In light of those cases, it can be much more plausibly argued that those precedents were wrongly decided. Based on the evidence provided above, Doe's fears are not reasonable or sufficient.
I respectfully disagree with the assertion that the precedents in Doe v. ABC Corp. and Doe v. Baum were wrongly decided. The fear of public ridicule, loss of privacy, and emotional distress are very real concerns for individuals who have suffered sexual harassment or assault. These fears can have a significant impact on a person's well-being and ability to participate in litigation.
Furthermore, it is important to remember that the right to open litigation is not absolute. There are instances where the public's right to know can be outweighed by other important interests, such as the privacy and well-being of the parties involved. In cases of sexual harassment and assault, the fear of further harm and stigma can be especially strong and significant.
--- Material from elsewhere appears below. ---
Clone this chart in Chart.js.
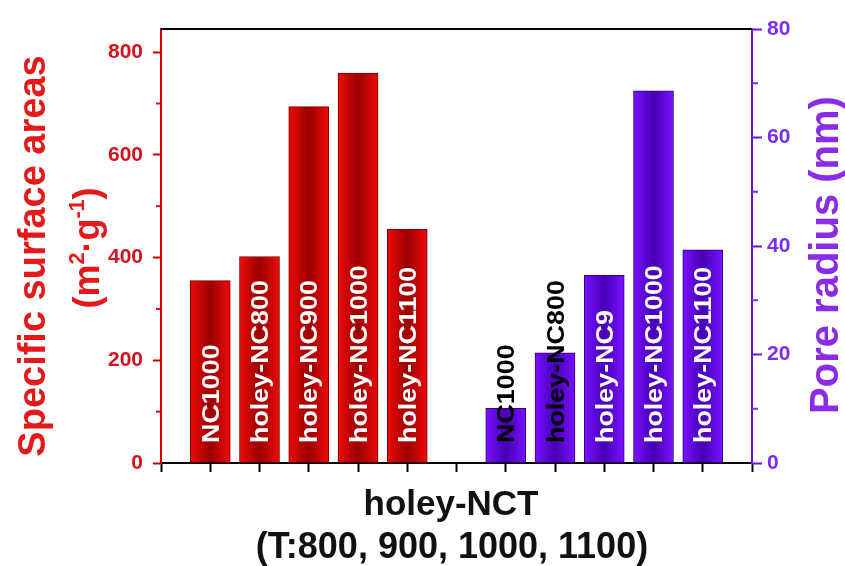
<!DOCTYPE html>
<html>
<head>
<meta charset="utf-8">
<script src="https://cdn.jsdelivr.net/npm/chart.js@4.4.1/dist/chart.umd.min.js"></script>
<style>
  html, body { margin: 0; padding: 0; background: #ffffff; }
  #wrap { width: 845px; height: 566px; position: relative; }
</style>
</head>
<body>
<div id="wrap"><canvas id="c" width="845" height="566"></canvas></div>
<script>
// Specific surface area (left axis) per sample
const areaSlots = [1, 2, 3, 4, 5];
const areaNames = ['NC1000', 'holey-NC800', 'holey-NC900', 'holey-NC1000', 'holey-NC1100'];
const surfaceArea = [355, 402, 694, 759, 455];

// Pore radius (right axis) per sample
const radiusSlots = [7, 8, 9, 10, 11];
const radiusNames = ['NC1000', 'holey-NC800', 'holey-NC9', 'holey-NC1000', 'holey-NC1100'];
const poreRadius = [10.1, 20.3, 34.6, 68.6, 39.3];

// Axis ticks
const areaTicks = [0, 200, 400, 600, 800];
const areaMinor = [100, 300, 500, 700];
const radiusTicks = [0, 20, 40, 60, 80];
const radiusMinor = [10, 30, 50, 70];
const slotTicks = [0, 1, 2, 3, 4, 5, 6, 7, 8, 9, 10, 11, 12];

const FONT = "'Liberation Sans', Arial, sans-serif";
const RED = '#d2121c';
const PURPLE = '#7a2ff0';

function barFill(edge, mid, slots) {
  return (ctx) => {
    const xs = ctx.chart.scales && ctx.chart.scales.x;
    if (ctx.type !== 'data' || !xs) return edge;
    const cx = xs.getPixelForValue(slots[ctx.dataIndex]);
    if (!isFinite(cx)) return edge;
    const g = ctx.chart.ctx.createLinearGradient(cx - 20, 0, cx + 20, 0);
    g.addColorStop(0, edge);
    g.addColorStop(0.5, mid);
    g.addColorStop(1, edge);
    return g;
  };
}

function rotatedText(ctx, text, x, y, font, color, align, stretch) {
  ctx.save();
  ctx.translate(x, y);
  ctx.rotate(-Math.PI / 2);
  ctx.scale(stretch || 1, 1);
  ctx.font = font;
  ctx.fillStyle = color;
  ctx.textAlign = align;
  ctx.textBaseline = 'alphabetic';
  ctx.fillText(text, 0, 0);
  ctx.restore();
}

// Draws text pieces (with superscripts) rotated, centred on y
function rotatedRich(ctx, parts, x, y, size, color) {
  ctx.save();
  ctx.translate(x, y);
  ctx.rotate(-Math.PI / 2);
  ctx.fillStyle = color;
  ctx.textBaseline = 'alphabetic';
  ctx.textAlign = 'left';
  let total = 0;
  const widths = parts.map(p => {
    ctx.font = 'bold ' + (p.sup ? size * 0.6 : size) + 'px ' + FONT;
    const w = ctx.measureText(p.t).width;
    total += w;
    return w;
  });
  let pos = -total / 2;
  parts.forEach((p, i) => {
    ctx.font = 'bold ' + (p.sup ? size * 0.6 : size) + 'px ' + FONT;
    ctx.fillText(p.t, pos, p.sup ? -size * 0.42 : 0);
    pos += widths[i];
  });
  ctx.restore();
}

const decorations = {
  id: 'decorations',
  afterDraw(chart) {
    const ctx = chart.ctx;
    const a = chart.chartArea;
    const yL = chart.scales.yL, yR = chart.scales.yR;

    // top frame line
    ctx.save();
    ctx.strokeStyle = '#000';
    ctx.lineWidth = 2;
    ctx.beginPath();
    ctx.moveTo(a.left, a.top);
    ctx.lineTo(a.right, a.top);
    ctx.stroke();

    // minor ticks
    ctx.strokeStyle = RED;
    areaMinor.forEach(v => {
      const py = yL.getPixelForValue(v);
      ctx.beginPath(); ctx.moveTo(a.left - 5, py); ctx.lineTo(a.left, py); ctx.stroke();
    });
    ctx.strokeStyle = PURPLE;
    radiusMinor.forEach(v => {
      const py = yR.getPixelForValue(v);
      ctx.beginPath(); ctx.moveTo(a.right, py); ctx.lineTo(a.right + 6, py); ctx.stroke();
    });
    ctx.restore();

    // labels inside the bars
    const labelFont = 'bold 24px ' + FONT;
    const stretch = 1.12;
    [[0, areaNames], [1, radiusNames]].forEach(([di, names]) => {
      const meta = chart.getDatasetMeta(di);
      meta.data.forEach((bar, i) => {
        ctx.save();
        ctx.font = labelFont;
        const len = ctx.measureText(names[i]).width * stretch;
        ctx.restore();
        const barH = bar.base - bar.y;
        const color = (len + 20 > barH) ? '#000000' : '#ffffff';
        rotatedText(ctx, names[i], bar.x + 8.5, a.bottom - 20, labelFont, color, 'left', stretch);
      });
    });

    // axis titles
    rotatedText(ctx, 'Specific surface areas', 45, 256, 'bold 38px ' + FONT, '#e41a1a', 'center');
    rotatedRich(ctx, [
      { t: '(m' }, { t: '2', sup: true }, { t: '\u00B7g' }, { t: '-1', sup: true }, { t: ')' }
    ], 99, 248, 36, '#e41a1a');
    rotatedText(ctx, 'Pore radius (nm)', 838, 255, 'bold 40px ' + FONT, '#8a2be8', 'center');

    ctx.save();
    ctx.fillStyle = '#111';
    ctx.textAlign = 'center';
    ctx.textBaseline = 'alphabetic';
    ctx.font = 'bold 35px ' + FONT;
    ctx.fillText('holey-NCT', 451, 515);
    ctx.font = 'bold 36px ' + FONT;
    ctx.fillText('(T:800, 900, 1000, 1100)', 452, 558);
    ctx.restore();
  }
};

new Chart(document.getElementById('c'), {
  type: 'bar',
  data: {
    datasets: [
      {
        label: 'Specific surface areas',
        data: areaSlots.map((x, i) => ({ x, y: surfaceArea[i] })),
        yAxisID: 'yL',
        grouped: false,
        barThickness: 40,
        backgroundColor: barFill('#ee0a0a', '#9a0000', areaSlots),
        borderColor: '#7a0000',
        borderWidth: 1,
        borderSkipped: 'bottom'
      },
      {
        label: 'Pore radius',
        data: radiusSlots.map((x, i) => ({ x, y: poreRadius[i] })),
        yAxisID: 'yR',
        grouped: false,
        barThickness: 40,
        backgroundColor: barFill('#7812ff', '#4600b4', radiusSlots),
        borderColor: '#30007a',
        borderWidth: 1,
        borderSkipped: 'bottom'
      }
    ]
  },
  options: {
    responsive: false,
    devicePixelRatio: 1,
    animation: false,
    layout: { padding: { top: 29, left: 0, right: 0, bottom: 0 } },
    plugins: { legend: { display: false }, tooltip: { enabled: false } },
    scales: {
      x: {
        type: 'linear',
        position: 'bottom',
        offset: false,
        min: 0,
        max: 12,
        afterBuildTicks: s => { s.ticks = slotTicks.map(v => ({ value: v })); },
        afterFit: s => { s.height = 103; },
        border: { display: true, color: '#000', width: 2 },
        grid: { display: true, offset: false, drawOnChartArea: false, drawTicks: true, tickLength: 9, tickColor: '#000', tickWidth: 2, color: '#000' },
        ticks: { callback: () => '' }
      },
      yL: {
        type: 'linear',
        position: 'left',
        min: 0,
        max: 845,
        afterBuildTicks: s => { s.ticks = areaTicks.map(v => ({ value: v })); },
        afterFit: s => { s.width = 161; },
        border: { display: true, color: '#cc0000', width: 2 },
        grid: { display: true, drawOnChartArea: false, drawTicks: true, tickLength: 8, tickColor: '#cc0000', tickWidth: 2 },
        ticks: { color: RED, padding: 10, font: { family: FONT, size: 21, weight: 'bold' } }
      },
      yR: {
        type: 'linear',
        position: 'right',
        min: 0,
        max: 80,
        afterBuildTicks: s => { s.ticks = radiusTicks.map(v => ({ value: v })); },
        afterFit: s => { s.width = 93; },
        border: { display: true, color: '#6a10f0', width: 2 },
        grid: { display: true, drawOnChartArea: false, drawTicks: true, tickLength: 10, tickColor: '#6a10f0', tickWidth: 2 },
        ticks: { color: PURPLE, padding: 5, font: { family: FONT, size: 21, weight: 'bold' } }
      }
    }
  },
  plugins: [decorations]
});
</script>
</body>
</html>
I believe that the courts in Doe v. ABC Corp. and Doe v. Baum made the correct decision in allowing the plaintiffs to proceed under a pseudonym. While the alleged sexual assault in Doe v. Oeser may not be as severe, it is still important to take into consideration the potential harm that could result from the public disclosure of the plaintiff's identity.
In regards to the need for evidence to support the plaintiff's claims of harm, the plaintiff may provide a sufficient explanation by presenting evidence and testimony. This evidence may include expert testimony from a therapist or psychologist, testimony from the plaintiff about past instances of harm or stigma, and evidence of any threats or harm faced from the defendant or others related to the case, such as comments on a blog or other public forums.
Yeah, I'm going with the comment someone made in another thread: this is a Chatgpt account.
So every coach ever is a rapist?
A smack on the butt is a sign of approval, or a motivator to get in the game and do better.
Not smacking her on the butt just because she is female is sexual discrimination.
'So every coach ever is a rapist?'
Enough have turned out to be to give pause.
This is the Reason comments; we never, ever, give pause.
Are there many lawsuits over people appropriately smacking someone's buttocks?